Sometimes, the discount vanishes: when a closed-end either dissolves, distributing its net assets to its shareholders, or becomes liquid in a less violent fashion by open-ending. In the latter case, the shareholders are given the same right to cash out at net asset value that all open-end funds offer.
In a halfway step to open-ending, the operator of a closed-end may use some of the fund's assets to buy in their own shares as a way of pushing up the share price and providing an exit ramp for disaffected holders. Share buybacks tend to shrink the discount but not eliminate it. Usually, the investment outfit operating a closed-end fund is not thrilled with the idea of opening it; if a lot of formerly captive customers head for the exit, the pool of assets on which the manager collects a percentage fee will suddenly shrink.
Playing closed-end funds.
Fund Discount Where traded Fold Emerging Germany 19% New York Europe Fund 16 New York Italy Fund 20 New York Spain Fund 17 New York Swiss Helvetia 21 New York Hold Aberdeen Emerging Asia 19 London East Europe Development Fund 24 Dublin Edinburgh New Tiger Trust 26 London Greek Progress 19 Athens Value Realization Trust 9 London Source: Lazard FrSres.
As it happens, roughly 40 of the 51 closed-ends in the World Trust portfolio are either enmeshed in a restructuring or are being seriously pressed by outsiders to open-end or do some buybacks. This year alone four funds in the World Trust, all London registered, were forced open, and three more (one in London, the other two in New York) are scheduled to do so this year. The table above lists other World Trust holdings where prospects are good for an open-ending, in Zagoreos' view.
Here's one reason for an open-ending. A closed-end was created years ago to participate in an illiquid stock exchange, but that stock market has matured and no longer demands a closed-end structure as a vehicle for foreigners to invest through. Cases in point: the Italy Fund (20% discount) and the Swiss Helvetia Fund (21%). There's no certainty that either of these will go open, but at least the sponsors can't make as compelling a case as they used to for standing pat.
Zagoreos isn't just a trader. He is also willing to make long-term bets on closed-ends that really do have a reason for being, meaning they operate in very chancy, illiquid markets that are hard-pressed even to clear stock trades in an orderly fashion. We're talking about India, Latin America, Eastern Europe and even Russia.
Yes, Russia has cost Zagoreos 1% to 2% of the fund's net asset value in recent months, but he's planning to hang in there. At present prices, listed Russian stocks are worth maybe $28 billion-half the market cap of Greece, which has a much smaller economy.

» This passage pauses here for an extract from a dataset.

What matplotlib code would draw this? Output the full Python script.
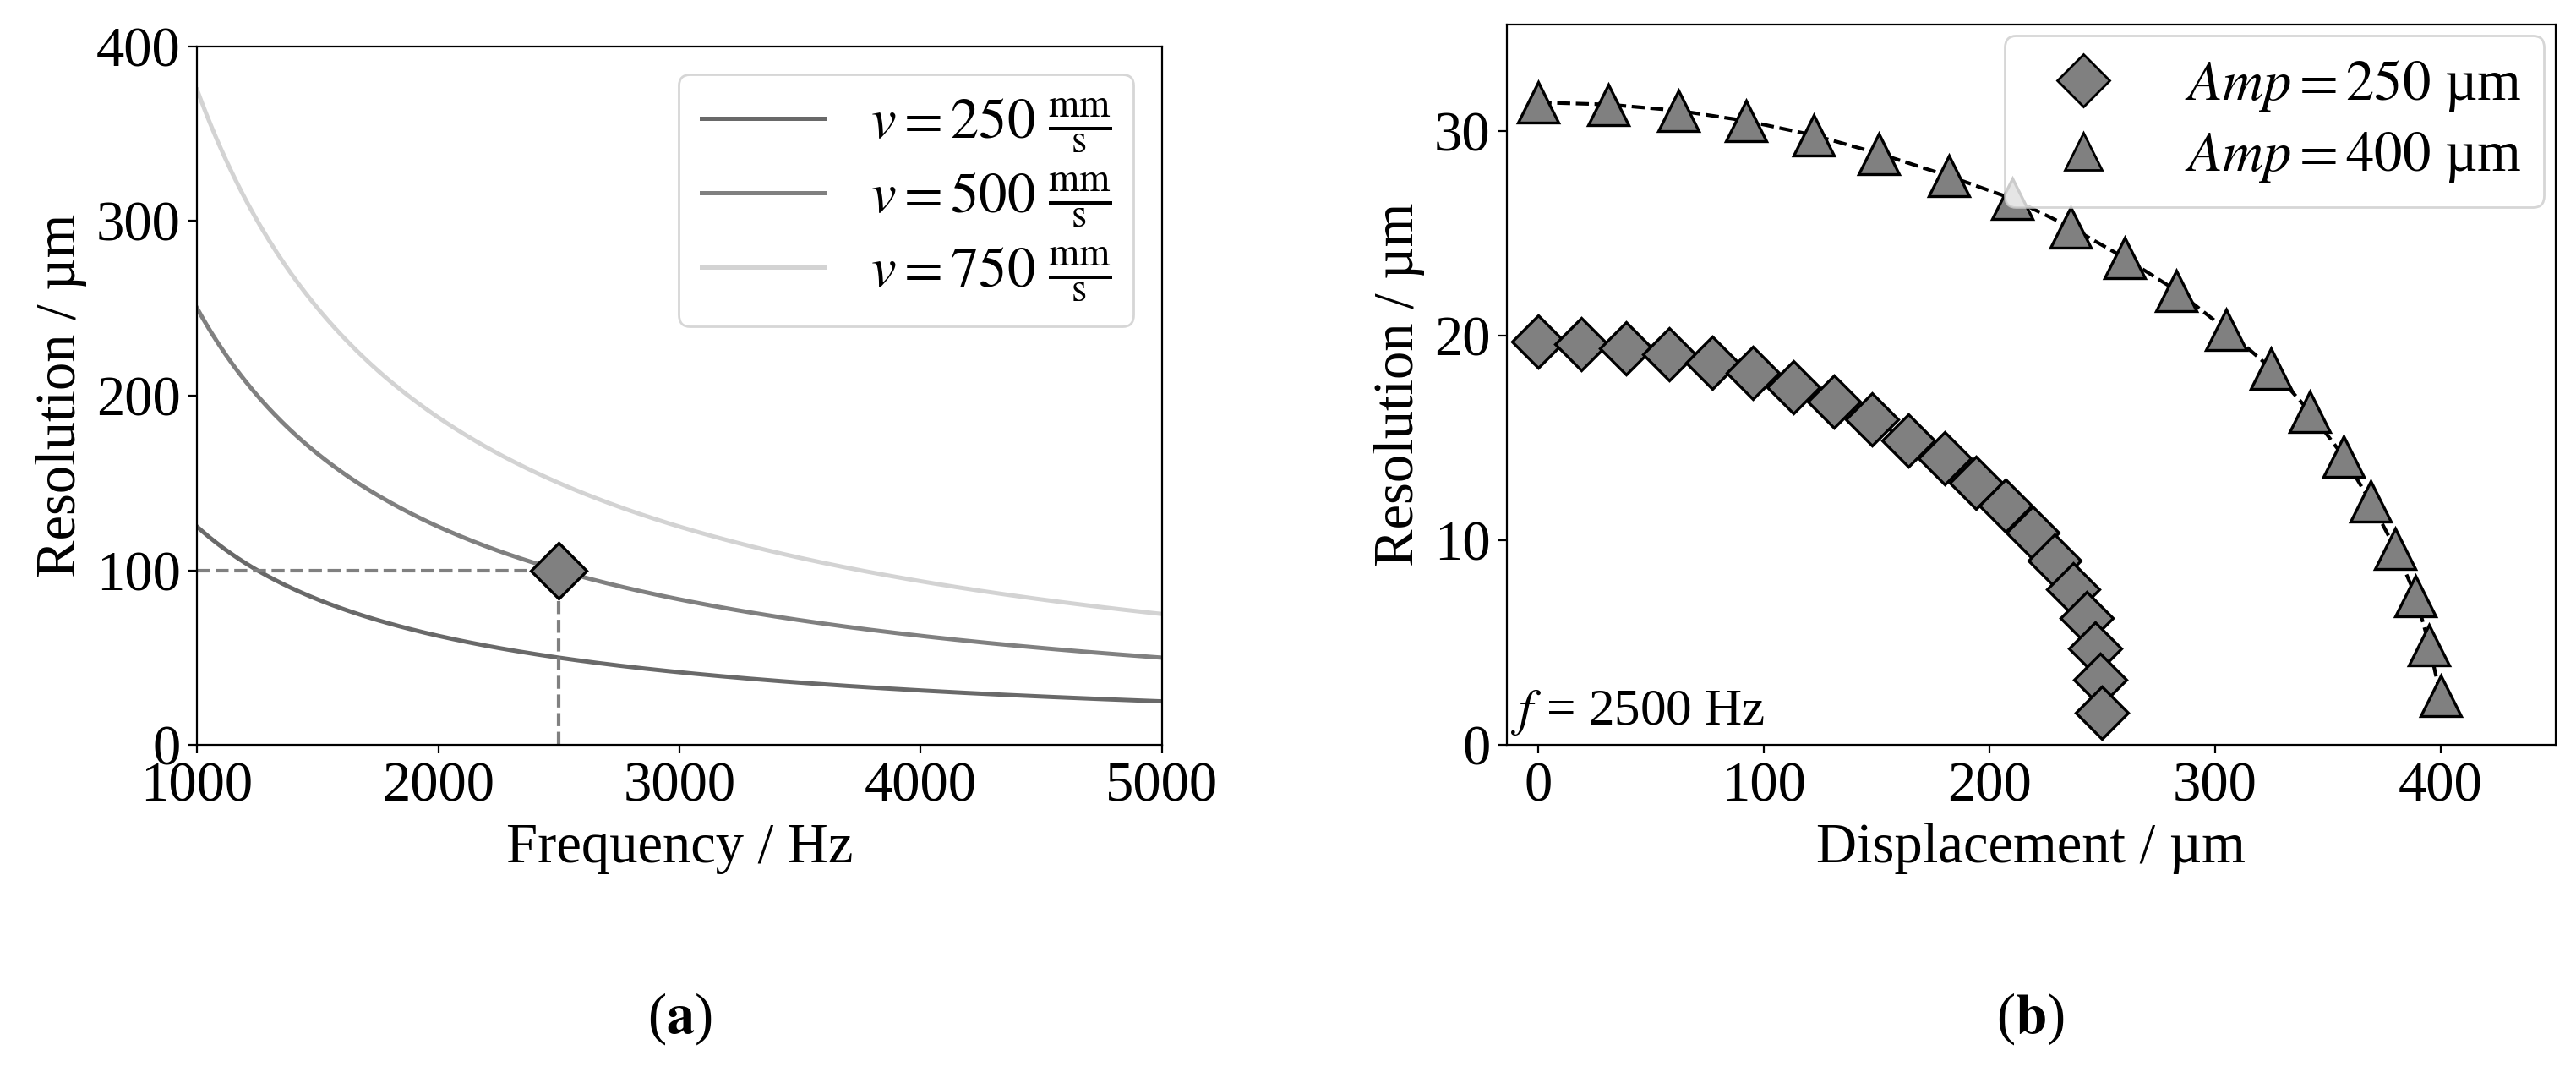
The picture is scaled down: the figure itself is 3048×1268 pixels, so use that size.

If you do want to participate in a Third World market, look far and wide for the right fund. Luxembourg-listed First NIS Regional Fund, which invests in eastern Europe, trades at a 31% discount; the more accessible Templeton Russia Fund, which trades on the New York Stock Exchange, sells at a 39% premium. That's not unusual.
"Shop only in New York and you miss many of the best deals," Zagoreos says.
One caution. It can be a real tax headache to own a foreign-domiciled fund in a taxable account. Zagoreos recommends trying to hold these things in a self-directed IRA, 401(k) or the like.
Hey, what about the World Trust's own 11% discount? When is Zagoreos going to open-end the thing and deliver a nice little windfall to his shareholders? At 8% to 10%, he started buying back shares. It's a first step.